2001 : WHAT QUESTIONS HAVE DISAPPEARED?

sherry_turkle's picture
Abby Rockefeller Mauzé Professor of the Social Studies of Science and Technology, MIT; Internet Culture Researcher; Author, The Empathy Diaries
Can you have an artificial intelligence?

Progress in the domain that Marvin Minsky once characterized as "making machines do things that would be considered intelligent if done by people" has not been as dramatic as its founders might once have hoped, but the penetration of machine cognition into everyday life (from the computer that plays chess to the computer that determines if your toast is done) has been broad and deep. We now the term "intelligent" to refer to the kind of helpful smartness embedded in such objects. So the language has shifted and the question has disappeared. But until recently, there was a tendency to limit appreciation of machine mental prowess to the realm of the cognitive. In other words, acceptance of artificial intelligence came with a certain "romantic reaction." People were willing to accept that simulated thinking might well be deemed thinking, but simulated feeling was not feeling. Simulated love could never be love.

These days, however, the realm of machine emotion has become a contested terrain. There is research in "affective computing" and in robotics which produces virtual pets and digital dolls — objects that present themselves as experiencing subjects. In artificial intelligence's "essentialist" past, researchers tried to argue that the machines they had built were "really" intelligent. In the current business of building machines that self-present as "creatures," the work of inferring emotion is left in large part to the user. The new artificial creatures are designed to push our evolutionary buttons to respond to their speech, their gestures, and their demands for nurturance by experiencing them as sentient, even emotional. And people are indeed inclined to respond to creatures they teach and nurture by caring about them, often in spite of themselves. People tell themselves that the robot dog is a program embodied in plastic, but they become fond of it all the same. They want to care for it and they want it to care for them.

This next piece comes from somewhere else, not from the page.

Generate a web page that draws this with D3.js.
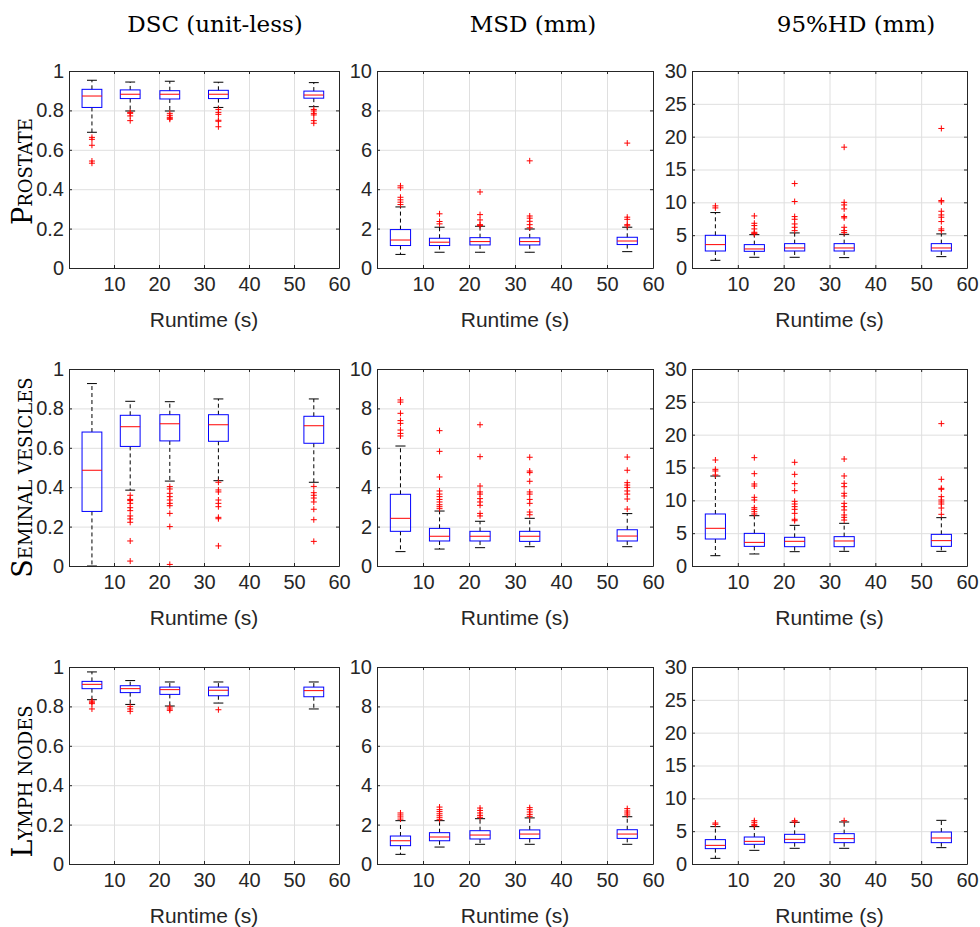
<!DOCTYPE html>
<html>
<head>
<meta charset="utf-8">
<script src="https://cdn.jsdelivr.net/npm/d3@7"></script>
<style>
  body { margin: 0; background: #fff; }
  svg { display: block; }
</style>
</head>
<body>
<div id="chart"></div>
<script>
// box stats are [lower whisker, q1, median, q3, upper whisker]
var runtimes = [5.1, 13.6, 22.4, 33.2, 54.4];
var metricTitles = ["DSC (unit-less)", "MSD (mm)", "95%HD (mm)"];
var structureNames = ["Prostate", "Seminal vesicles", "Lymph nodes"];
var yMaxes = [1, 10, 30];
var yTickSteps = [0.2, 2, 5];
var xTickValues = [10, 20, 30, 40, 50, 60];

var prostateDSC = [
  [0.689, 0.815, 0.873, 0.907, 0.953],
  [0.797, 0.860, 0.882, 0.904, 0.944],
  [0.797, 0.858, 0.882, 0.900, 0.948],
  [0.815, 0.860, 0.882, 0.902, 0.943],
  [0.819, 0.862, 0.878, 0.898, 0.941]];
var prostateDSCOut = [
  [0.663, 0.653, 0.623, 0.543, 0.532],
  [0.790, 0.785, 0.772, 0.748],
  [0.785, 0.775, 0.765, 0.760, 0.755],
  [0.805, 0.790, 0.780, 0.750, 0.745, 0.717],
  [0.805, 0.797, 0.785, 0.777, 0.748, 0.735]];

var prostateMSD = [
  [0.69, 1.14, 1.42, 1.95, 3.10],
  [0.80, 1.14, 1.31, 1.51, 2.07],
  [0.80, 1.17, 1.34, 1.54, 2.12],
  [0.80, 1.17, 1.34, 1.53, 1.98],
  [0.83, 1.19, 1.37, 1.56, 2.07]];
var prostateMSDOut = [
  [4.17, 4.07, 3.59, 3.46, 3.34, 3.22],
  [2.75, 2.36, 2.24],
  [3.86, 2.71, 2.44, 2.20, 2.15],
  [5.44, 2.64, 2.53, 2.37, 2.20, 2.04],
  [6.34, 2.58, 2.47, 2.20, 2.14]];

var prostateHD = [
  [1.17, 2.59, 3.56, 4.98, 8.44],
  [1.63, 2.54, 2.90, 3.56, 5.08],
  [1.63, 2.59, 3.05, 3.71, 5.34],
  [1.58, 2.59, 3.05, 3.71, 5.13],
  [1.73, 2.59, 3.05, 3.71, 5.19]];
var prostateHDOut = [
  [9.46, 9.15],
  [7.93, 6.81, 6.46, 5.95, 5.44, 5.30, 5.20],
  [12.86, 10.12, 7.83, 7.42, 6.71, 6.20, 5.69],
  [18.40, 10.00, 9.60, 9.00, 7.83, 7.63, 6.20, 5.69, 5.39],
  [21.25, 10.27, 10.07, 8.64, 8.08, 7.73, 7.07, 5.95, 5.69]];

var vesiclesDSC = [
  [0.000, 0.277, 0.486, 0.680, 0.926],
  [0.385, 0.607, 0.707, 0.765, 0.836],
  [0.431, 0.635, 0.722, 0.768, 0.834],
  [0.433, 0.633, 0.717, 0.768, 0.848],
  [0.425, 0.623, 0.712, 0.760, 0.848]];
var vesiclesDSCOut = [
  [],
  [0.359, 0.338, 0.332, 0.318, 0.296, 0.281, 0.254, 0.239, 0.222, 0.127, 0.025],
  [0.403, 0.391, 0.369, 0.352, 0.335, 0.318, 0.306, 0.267, 0.200, 0.008],
  [0.425, 0.386, 0.376, 0.335, 0.318, 0.301, 0.247, 0.240, 0.102],
  [0.404, 0.372, 0.359, 0.345, 0.325, 0.288, 0.235, 0.125]];

var vesiclesMSD = [
  [0.73, 1.76, 2.42, 3.64, 6.09],
  [0.86, 1.27, 1.51, 1.91, 2.79],
  [0.93, 1.27, 1.51, 1.76, 2.27],
  [0.98, 1.25, 1.51, 1.76, 2.42],
  [0.98, 1.27, 1.52, 1.84, 2.66]];
var vesiclesMSDOut = [
  [8.43, 8.32, 7.75, 7.38, 7.24, 6.90, 6.73, 6.60],
  [6.87, 5.82, 4.52, 3.81, 3.65, 3.52, 3.38, 3.25, 3.11, 3.01, 2.91],
  [7.17, 5.55, 4.06, 3.76, 3.65, 3.42, 3.25, 3.08, 2.67, 2.54],
  [5.52, 4.82, 4.74, 4.30, 3.76, 3.65, 3.38, 3.18, 2.74, 2.60],
  [5.53, 4.86, 4.23, 4.11, 3.99, 3.81, 3.65, 3.40, 2.89]];

var vesiclesHD = [
  [1.57, 4.11, 5.74, 7.92, 13.70],
  [1.83, 2.99, 3.60, 4.97, 7.66],
  [2.18, 2.94, 3.76, 4.37, 6.19],
  [2.23, 2.94, 3.81, 4.47, 6.50],
  [2.23, 2.99, 3.86, 4.82, 7.36]];
var vesiclesHDOut = [
  [16.14, 14.72, 14.47, 13.86],
  [16.50, 14.06, 12.49, 12.18, 10.46, 10.05, 8.88, 8.63, 8.27, 7.92],
  [15.79, 13.96, 12.54, 11.47, 9.85, 9.44, 9.04, 8.63, 8.02, 7.11, 6.90],
  [16.29, 13.71, 12.59, 12.08, 11.07, 10.66, 9.54, 9.04, 8.53, 7.77, 7.41, 7.00],
  [21.68, 13.20, 11.83, 11.68, 10.56, 10.05, 9.75, 9.44, 8.83, 7.87]];

var lymphDSC = [
  [0.834, 0.890, 0.912, 0.927, 0.975],
  [0.810, 0.870, 0.890, 0.905, 0.931],
  [0.802, 0.861, 0.885, 0.898, 0.924],
  [0.817, 0.854, 0.882, 0.898, 0.924],
  [0.787, 0.849, 0.880, 0.898, 0.924]];
var lymphDSCOut = [
  [0.827, 0.821, 0.814, 0.787],
  [0.800, 0.787, 0.775],
  [0.797, 0.787, 0.780],
  [0.783],
  []];

var lymphMSD = [
  [0.49, 0.93, 1.18, 1.42, 2.20],
  [0.86, 1.18, 1.37, 1.59, 2.20],
  [1.00, 1.27, 1.47, 1.69, 2.30],
  [1.00, 1.29, 1.52, 1.73, 2.34],
  [1.00, 1.30, 1.52, 1.74, 2.40]];
var lymphMSDOut = [
  [2.59, 2.49, 2.39, 2.28],
  [2.89, 2.76, 2.66, 2.55, 2.45, 2.35, 2.25],
  [2.84, 2.72, 2.59, 2.47, 2.37],
  [2.86, 2.76, 2.64, 2.52, 2.42],
  [2.81, 2.69, 2.59, 2.49]];

var lymphHD = [
  [0.86, 2.34, 2.84, 3.71, 5.69],
  [2.08, 3.00, 3.45, 4.11, 5.69],
  [2.39, 3.25, 3.76, 4.52, 6.35],
  [2.39, 3.25, 3.86, 4.62, 6.40],
  [2.49, 3.25, 3.96, 4.87, 6.65]];
var lymphHDOut = [
  [6.24, 6.04],
  [6.60, 6.35, 6.04, 5.84],
  [6.60, 6.40],
  [6.60],
  []];

// panels[row][col]
var panelStats = [
  [prostateDSC, prostateMSD, prostateHD],
  [vesiclesDSC, vesiclesMSD, vesiclesHD],
  [lymphDSC, lymphMSD, lymphHD]];
var panelOutliers = [
  [prostateDSCOut, prostateMSDOut, prostateHDOut],
  [vesiclesDSCOut, vesiclesMSDOut, vesiclesHDOut],
  [lymphDSCOut, lymphMSDOut, lymphHDOut]];

// layout
var width = 980, height = 927;
var colX = [[69, 339], [377, 653], [692, 967]];
var rowY = [[71, 268], [369, 566], [667, 864]];
var titleX = [215, 533, 856];
var rowLabelShift = [2, 10, 16];
var boxWidth = 4.4; // in seconds
var axisColor = "#262626";
var sans = "'Liberation Sans', Arial, sans-serif";
var serif = "'DejaVu Serif', serif";

var svg = d3.select("#chart").append("svg")
  .attr("width", width)
  .attr("height", height);

// column titles
svg.selectAll(".col-title")
  .data(metricTitles)
  .enter().append("text")
  .attr("class", "col-title")
  .attr("x", function(d, i) { return titleX[i]; })
  .attr("y", 32)
  .attr("text-anchor", "middle")
  .style("font-family", serif)
  .style("font-size", "23px")
  .attr("fill", "#000")
  .text(function(d) { return d; });

// row labels in small caps
structureNames.forEach(function(name, r) {
  var cy = (rowY[r][0] + rowY[r][1]) / 2 + rowLabelShift[r];
  var t = svg.append("text")
    .attr("transform", "translate(32," + cy + ") rotate(-90)")
    .attr("text-anchor", "middle")
    .style("font-family", serif)
    .attr("fill", "#000");
  t.append("tspan").style("font-size", "27px").text(name.charAt(0).toUpperCase());
  t.append("tspan").style("font-size", "18px").text(name.slice(1).toUpperCase());
});

for (var r = 0; r < 3; r++) {
  for (var c = 0; c < 3; c++) {
    drawPanel(r, c);
  }
}

function drawPanel(r, c) {
  var x = d3.scaleLinear().domain([0, 60]).range(colX[c]);
  var y = d3.scaleLinear().domain([0, yMaxes[c]]).range([rowY[r][1], rowY[r][0]]);
  var yTicks = d3.range(0, yMaxes[c] + yTickSteps[c] / 2, yTickSteps[c]);
  var w = colX[c][1] - colX[c][0];
  var h = rowY[r][1] - rowY[r][0];
  var fmt = c === 0 ? d3.format(".1~f") : d3.format("d");

  var g = svg.append("g");

  // grid
  g.append("g")
    .attr("transform", "translate(0," + rowY[r][1] + ")")
    .call(d3.axisBottom(x).tickValues(xTickValues.slice(0, -1)).tickSize(-h).tickFormat(""))
    .call(function(a) { a.select(".domain").remove(); a.selectAll("line").attr("stroke", "#dfdfdf"); });
  g.append("g")
    .attr("transform", "translate(" + colX[c][0] + ",0)")
    .call(d3.axisLeft(y).tickValues(yTicks.slice(1, -1)).tickSize(-w).tickFormat(""))
    .call(function(a) { a.select(".domain").remove(); a.selectAll("line").attr("stroke", "#dfdfdf"); });

  // boxes
  var stats = panelStats[r][c];
  var outs = panelOutliers[r][c];
  var boxes = g.selectAll(".box")
    .data(stats)
    .enter().append("g")
    .attr("class", "box");

  // whiskers (dashed)
  boxes.append("line")
    .attr("x1", function(d, i) { return x(runtimes[i]); })
    .attr("x2", function(d, i) { return x(runtimes[i]); })
    .attr("y1", function(d) { return y(d[3]); })
    .attr("y2", function(d) { return y(d[4]); })
    .attr("stroke", "#000").attr("stroke-dasharray", "4,3");
  boxes.append("line")
    .attr("x1", function(d, i) { return x(runtimes[i]); })
    .attr("x2", function(d, i) { return x(runtimes[i]); })
    .attr("y1", function(d) { return y(d[1]); })
    .attr("y2", function(d) { return y(d[0]); })
    .attr("stroke", "#000").attr("stroke-dasharray", "4,3");
  // caps
  [0, 4].forEach(function(k) {
    boxes.append("line")
      .attr("x1", function(d, i) { return x(runtimes[i] - boxWidth / 4); })
      .attr("x2", function(d, i) { return x(runtimes[i] + boxWidth / 4); })
      .attr("y1", function(d) { return y(d[k]); })
      .attr("y2", function(d) { return y(d[k]); })
      .attr("stroke", "#000");
  });
  // box
  boxes.append("rect")
    .attr("x", function(d, i) { return x(runtimes[i] - boxWidth / 2); })
    .attr("width", function(d, i) { return x(runtimes[i] + boxWidth / 2) - x(runtimes[i] - boxWidth / 2); })
    .attr("y", function(d) { return y(d[3]); })
    .attr("height", function(d) { return y(d[1]) - y(d[3]); })
    .attr("fill", "none")
    .attr("stroke", "#0000ff");
  // median
  boxes.append("line")
    .attr("x1", function(d, i) { return x(runtimes[i] - boxWidth / 2); })
    .attr("x2", function(d, i) { return x(runtimes[i] + boxWidth / 2); })
    .attr("y1", function(d) { return y(d[2]); })
    .attr("y2", function(d) { return y(d[2]); })
    .attr("stroke", "#ff0000");

  // outliers as red plus signs
  var pts = [];
  outs.forEach(function(list, i) {
    list.forEach(function(v) { pts.push({ t: runtimes[i], v: v }); });
  });
  g.selectAll(".out")
    .data(pts)
    .enter().append("path")
    .attr("class", "out")
    .attr("d", function(d) {
      var px = x(d.t), py = y(d.v);
      return "M" + (px - 3) + "," + py + "H" + (px + 3) + "M" + px + "," + (py - 3) + "V" + (py + 3);
    })
    .attr("stroke", "#ff0000")
    .attr("fill", "none");

  // axes with inward ticks
  var xAxis = g.append("g")
    .attr("transform", "translate(0," + rowY[r][1] + ")")
    .call(d3.axisBottom(x).tickValues(xTickValues).tickSize(-3).tickSizeOuter(0).tickPadding(9));
  g.append("g")
    .attr("transform", "translate(0," + rowY[r][0] + ")")
    .call(d3.axisTop(x).tickValues(xTickValues).tickSize(-3).tickSizeOuter(0).tickFormat(""));
  var yAxis = g.append("g")
    .attr("transform", "translate(" + colX[c][0] + ",0)")
    .call(d3.axisLeft(y).tickValues(yTicks).tickSize(-3).tickSizeOuter(0).tickPadding(5).tickFormat(fmt));
  g.append("g")
    .attr("transform", "translate(" + colX[c][1] + ",0)")
    .call(d3.axisRight(y).tickValues(yTicks).tickSize(-3).tickSizeOuter(0).tickFormat(""));

  g.selectAll(".domain").attr("stroke", axisColor);
  g.selectAll(".tick line").filter(function() { return d3.select(this).attr("stroke") !== "#dfdfdf"; })
    .attr("stroke", axisColor);
  [xAxis, yAxis].forEach(function(a) {
    a.selectAll("text")
      .style("font-family", sans)
      .style("font-size", "20px")
      .attr("fill", axisColor);
  });

  // x label
  g.append("text")
    .attr("x", (colX[c][0] + colX[c][1]) / 2)
    .attr("y", rowY[r][1] + 59)
    .attr("text-anchor", "middle")
    .style("font-family", sans)
    .style("font-size", "21px")
    .attr("fill", axisColor)
    .text("Runtime (s)");
}
</script>
</body>
</html>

In cultural terms, old questions about machine intelligence has given way to a question not about the machines but about us: What kind of relationships is it appropriate to have with a machine? It is significant that this question has become relevant in a day-to-day sense during a period of unprecedented human redefinition through genomics and psychopharmacology, fields that along with robotics, encourage us to ask not only whether machines will be able to think like people, but whether people have always thought like machines

SHERRY TURKLE is a professor of the sociology of science at MIT. She is the author of Life on the Screen: Identity in the Age of the Internet; The Second Self: Computers and the Human Spirit; and Psychoanalytic Politics: Jacques Lacan and Freud's French Revolution.